Une année charnière en plus où mettre des insecticides sur les semences exigent des prescriptions afin de valider le réel danger d’infestation. Donc une année d’initiation qui peut en refroidir plusieurs. Chez nous, on a fait graduellement la transition depuis 2012. Ça s’est tellement bien passé, qu’aujourd’hui on n’applique plus d’insecticides sur les semences.

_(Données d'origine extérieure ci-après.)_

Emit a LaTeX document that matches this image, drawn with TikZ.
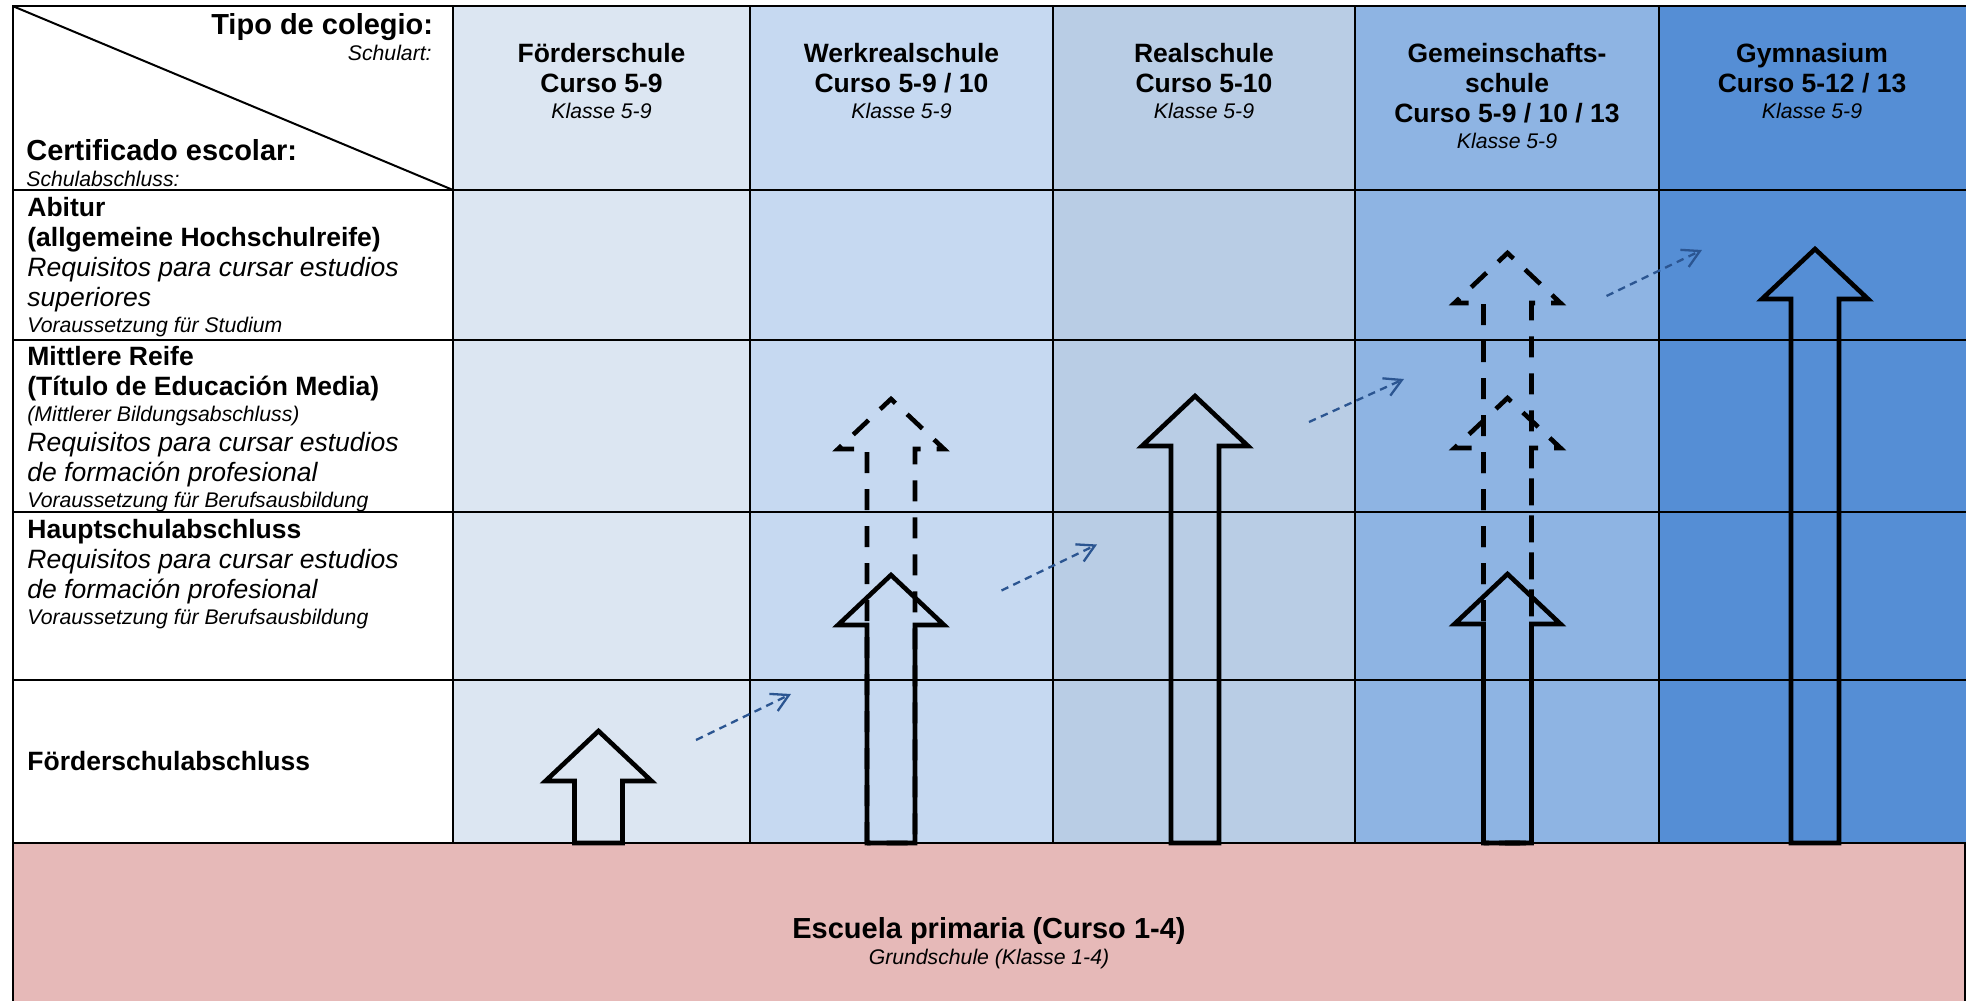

Dépendamment des conditions ou des types de sols, c’est vrai que les insecticides peuvent devenir nécessaires. Par contre, l’idée d’en appliquer partout au cas où : j’aime moins ça! Surtout que pour les faibles quantités appliquées sur la semence c’est le genre de produit qui se retrouve en plus grande quantité dans les cours d’eau que la majorité de tous les autres pesticides qu’on utilise.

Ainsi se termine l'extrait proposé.